Begg admitted that resigning ESA cannot happen “overnight” but said that the system needs to be improved now “because it is clearly causing claimants considerable distress and anxiety.”
She cited the re-letting of the contract to undertake the WCA as an opportunity to address some of the problems. For instance, the new contract should set out robust and clear service standards on the quality and timeliness of assessments and the reports produced by the contractor, and for the way claimants are dealt with.
“DWP has acknowledged that this will cost more money, but this is justified if the service provided by the new contractor is better,” Begg said. “To ensure this is the case, DWP needs to rigorously monitor the service standards to ensure they are being met and to take immediate action, including imposing penalties, if they are not. This has not always happened with the Atos contract.
“The changes we recommend include ensuring that, where possible, paper-based assessments are used to place people in the Support Group, rather than requiring them to go through a WCA, where their health condition or disability clearly has a severe impact on their capability to work. Unnecessary and too frequent reassessments should also be avoided.
“DWP should also improve the way it communicates with claimants – at the moment, the letters that are sent to claimants are too technical and complex. They need to be in plain English and avoid using jargon. The terms “limited capability for work” and “limited capability for work-related activity”, which are currently used to categorise claimants, are too confusing and DWP needs to find more meaningful alternatives.”
Tom Pollard, policy and campaigns manager at mental health charity Mind, welcomed the report. “Nearly half of people who are currently receiving ESA do so because of a mental health problem and we agree with the recommendation that the Work Capability Assessment needs to be urgently reformed in order to assess people fairly and accurately. The current assessment fails to take full account of the impact having a fluctuating condition such as a mental health problem can have on someone’s ability to work.
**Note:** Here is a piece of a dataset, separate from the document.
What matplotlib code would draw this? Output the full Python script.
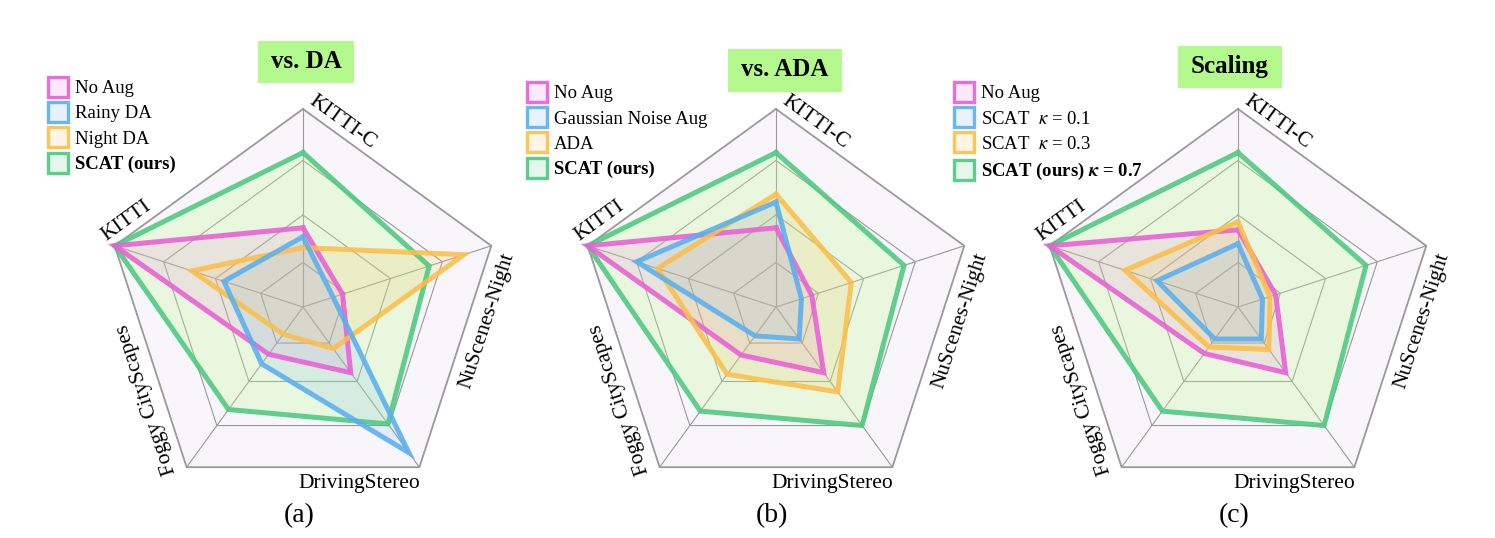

“The assessment process is just one small part of an entire system which is failing to provide people with the support they need. The vast majority of people with mental health problems want to work, but they need tailored, personalised support to overcome the barriers they face - from their confidence and skills through to employers’ attitudes and the support available in the workplace. Many people are being forced to undertake activities in order to receive ESA, but rather than helping people back to work, this often creates immense anxiety and can damage their health, pushing them further from work.”